AFP - Saudi Basic Industries Corp (Sabic), the world's largest petrochemicals firm by market value, on Tuesday posted a 95.5 percent fall in fourth-quarter profit as a global slowdown began to bite.
Net profit in the three months to December 31 fell to 311 million riyals (82.9 million dollars) compared with 6.87 billion riyals (1.83 billion dollars) a year earlier, the government-controlled company said in a statement.
The quarterly profit marked a 95.7 percent drop from the previous quarter when Sabic made a net profit of 7.24 billion riyals (1.93 billion dollars), it said.
Sabic attributed the result to "the decline in demand for petrochemical products and metals because of the economic recession that has hit the world's major economies."
It also blamed the global credit crunch that has "led to difficulties for consumers in obtaining the necessary financial facilities from banks and financial institutions."
"The decline in demand for petrochemical products, particularly specialty plastics, arising from the crisis afflicting the global automotive industry and building and construction sectors, has had a strong impact on the performance of Sabic affiliates outside Saudi Arabia," it added.
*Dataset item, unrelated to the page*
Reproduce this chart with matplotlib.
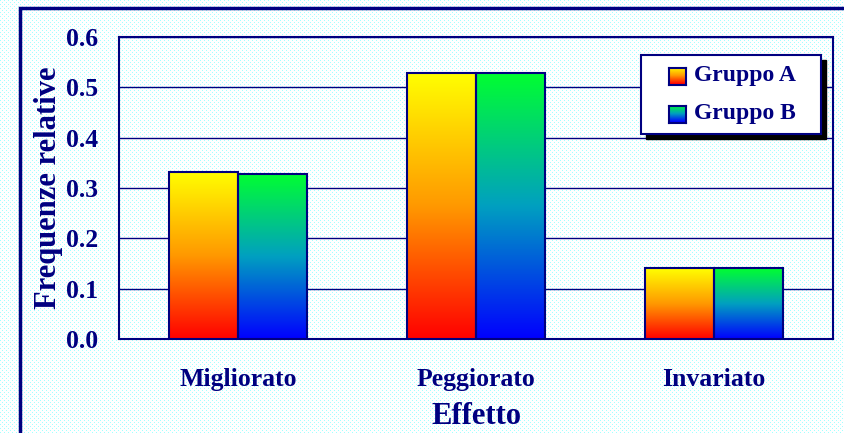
import numpy as np
import matplotlib.pyplot as plt
from matplotlib.colors import LinearSegmentedColormap
from matplotlib.patches import Rectangle

categories = ['Migliorato', 'Peggiorato', 'Invariato']
gruppo_a = [0.332, 0.529, 0.141]
gruppo_b = [0.328, 0.529, 0.141]
series_names = ['Gruppo A', 'Gruppo B']
yticks = [0.0, 0.1, 0.2, 0.3, 0.4, 0.5, 0.6]

navy = '#000080'
cmap_a = LinearSegmentedColormap.from_list('a', ['#ff0000', '#ff9900', '#ffff00'])
cmap_b = LinearSegmentedColormap.from_list('b', ['#0000ff', '#00a0c0', '#00ff30'])

W, H = 845, 433
fig = plt.figure(figsize=(W / 100, H / 100), dpi=100)

# dotted cyan background
bg = np.ones((H, W, 3))
bg[::4, ::4] = [0.65, 1.0, 1.0]
bg[2::4, 2::4] = [0.65, 1.0, 1.0]
fig.figimage(bg, xo=0, yo=0, zorder=-5)

# outer border
fig.patches.append(Rectangle((20 / W, -0.05), 1.0, (H - 8) / H + 0.05,
                             transform=fig.transFigure, fill=False,
                             edgecolor=navy, lw=2.5, zorder=1))

ax = fig.add_axes([119 / W, (H - 339) / H, 714 / W, 302 / H], zorder=2)
ax.patch.set_alpha(0)

width = 0.29
grad = np.linspace(0, 1, 256).reshape(-1, 1)
x = np.arange(len(categories))
for vals, cmap, off in [(gruppo_a, cmap_a, -width / 2), (gruppo_b, cmap_b, width / 2)]:
    for xi, v in zip(x, vals):
        x0 = xi + off - width / 2
        ax.imshow(grad, cmap=cmap, origin='lower', aspect='auto',
                  extent=[x0, x0 + width, 0, v], zorder=3)
        ax.add_patch(Rectangle((x0, 0), width, v, fill=False,
                               edgecolor=navy, lw=1.5, zorder=4))

ax.set_xlim(-0.5, 2.5)
ax.set_ylim(0, 0.6)
ax.set_yticks(yticks)
ax.set_yticklabels([f'{t:.1f}' for t in yticks])
ax.set_xticks(x)
ax.set_xticklabels(categories)
ax.grid(axis='y', color=navy, lw=1, zorder=1)
ax.set_axisbelow(True)
ax.tick_params(length=0)
ax.tick_params(axis='x', pad=21)
ax.tick_params(axis='y', pad=15)
for lab in ax.get_xticklabels() + ax.get_yticklabels():
    lab.set_fontfamily('Liberation Serif')
    lab.set_fontweight('bold')
    lab.set_fontsize(18.5)
    lab.set_color(navy)
for s in ax.spines.values():
    s.set_color(navy)
    s.set_linewidth(1.5)

ax.set_ylabel('Frequenze relative', fontfamily='Liberation Serif', fontweight='bold',
              fontsize=22, color=navy, labelpad=2)
ax.set_xlabel('Effetto', fontfamily='Liberation Serif', fontweight='bold',
              fontsize=22, color=navy, labelpad=8)

# legend with shadow
lx0, ly0, lx1, ly1 = 641, 55, 821, 134
fig.patches.append(Rectangle(((lx0 + 5) / W, (H - ly1 - 5) / H), (lx1 - lx0) / W, (ly1 - ly0) / H,
                             transform=fig.transFigure, facecolor='black',
                             edgecolor='black', zorder=5))
fig.patches.append(Rectangle((lx0 / W, (H - ly1) / H), (lx1 - lx0) / W, (ly1 - ly0) / H,
                             transform=fig.transFigure, facecolor='white',
                             edgecolor=navy, lw=1.5, zorder=6))
for i, (name, cmap) in enumerate(zip(series_names, [cmap_a, cmap_b])):
    yc = 76 + i * 38
    sq = fig.add_axes([669 / W, (H - yc - 8.5) / H, 17 / W, 17 / H], zorder=7)
    sq.imshow(grad, cmap=cmap, origin='lower', aspect='auto')
    sq.set_xticks([])
    sq.set_yticks([])
    for s in sq.spines.values():
        s.set_color(navy)
        s.set_linewidth(1.5)
    fig.text(694 / W, (H - yc) / H, name, fontfamily='Liberation Serif', fontweight='bold',
             fontsize=17, color=navy, va='center', ha='left', zorder=8)

fig.savefig('out.png', dpi=100)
Sabic's shares, constituting about one-fourth of the Riyadh stock market's capitalisation, were down 9.79 percent percent at 40.5 riyals (10.80 dollars).
The overall Saudi market also reeled from the report, dropping more than five percent at the opening bell. At 0900 GMT, the Tadawul All-Shares index was 5.2 percent lower at 4,414.49 points.
"The results were definitely a bad surprise for many people," Laurent-Patrick Gally, vice president of research at Shuaa Capital in Dubai, told AFP.
Overall net profit for 2008 was 22 billion riyals (5.86 billion dollars), or 7.34 riyals per share (1.95 dollars), 18.5 percent down from 27 billion riyals (7.2 billion dollars) or nine riyals a share (2.40 dollars) a year earlier.
Gally said the results were far below nearly all analysts' projections. Shuaa had forecast a quarterly net of about 2.3 billion riyals, he said.
He said the sharp drop probably related to larger-than-expected charges on the company's 11 billion-dollar 2007 acquisition of the US firm GE Plastics. now called SABIC Innovative Plastics.
He also expected there was a significant writedown on the value of inventory in the wake of the plunge in the prices of oil and gas, the main feedstocks for petrochemicals production.
Sabic, also a major producer of plastics, metals and fertiliser, was hurt by the steep economic slowdown in China, a key market for the firm, Gally said.
But this could be a strongpoint for the company in the upcoming year, with economists forecasting the Chinese economy will still grow while other major economies face recession, he said.
"This (will) actually be in their favor," Gally said.